Why is this government suddenly desperate to register everyone under NIN within such a short time? Is this part of the grand plan by the Buhari administration to have all the Niger Republic and Chad foreigners in the north to register as Nigerians? The Yorubas are wondering, how come a Fulani man can carry in public an AK 47 weapon and no southerner can dare to be seen with a pistol without being arrested? Why should military vigilante groups in the north be allowed to carry weapons while South-west groups like Amotekun are only allowed to carry sticks and no weapon? How come the Ghanaian president issued a law banning these Fulani criminals from setting foot in Ghana in 2019 and our own president cannot do the same despite the volume of kidnappings and killings perpetrated by these monsters?
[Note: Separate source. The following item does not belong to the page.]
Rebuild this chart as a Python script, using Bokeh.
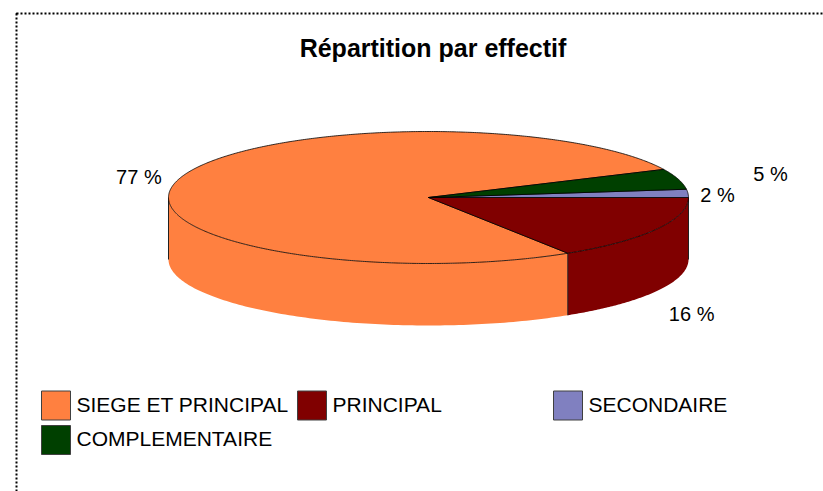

The President must address these questions. He owes this to, not just the Yoruba, but to the entire nation as well. Whether the government openly admits this or not, the fact of the matter is that Nigeria is currently sitting on a very dangerous precipice, and as it is, it is only a matter of time that we get to the tipping point. Sadly, many top Yoruba and non- Yoruba leaders alike who should be speaking out and standing up against the government on this herdsmen issue have chosen to remain silent. For them, the menace of the Fulani herdsmen is too insignificant to risk losing their 2023 ambitions. But that is where they are missing the point. With the way things are going, what if we find ourselves in a complete state of anarchy by the time 2023 comes upon us? Already, a handful of brilliant political analysts, who have taken time to look into their crystal balls, are already warning us that there may not be a Nigeria by the time 2023 finally arrives. While we fervently hope that this projection does not manifest, we can only pray and expect that the government would wake up to its responsibility to safeguard the lives and properties of its people. When the people become extremely desperate and no longer show confidence in the leadership of the government to protect their lives, they will recourse to providing their own security themselves. And when that happens, you can be sure they will be compelled to take the law into their own hands. This is why the Sunday Igbohos are springing up and taking it upon themselves to protect their communities and become the people’s heroes. Many more Sunday Igbohos will surely begin to emerge and that in itself could spell danger for everyone.
The Yorubas are known to be peace-loving people. They are peacemakers. They do not foment trouble and they have shown, over the years, to be exceptional hosts to the Fulanis. But history also tells us that the Yorubas are not cowards. When pushed to the wall, they will fight back and put everything they’ve got into that battle. We hope and pray that the nation does not witness the anger of the Yoruba. This is why Mr. President must give answers to the aforementioned questions and begin a systematic arrest and prosecution of the criminals amongst the Fulani people. And the time to do that is now. The time has come for the president to prove that he is not the president of only a section of the country, that indeed, he belongs everybody. At the moment, Nigerians have made up their minds that he is, without a doubt, a president who feels responsible to only his kinsmen. It is up to him to prove us wrong. Again, we pray, may we never witness the anger of the Yoruba.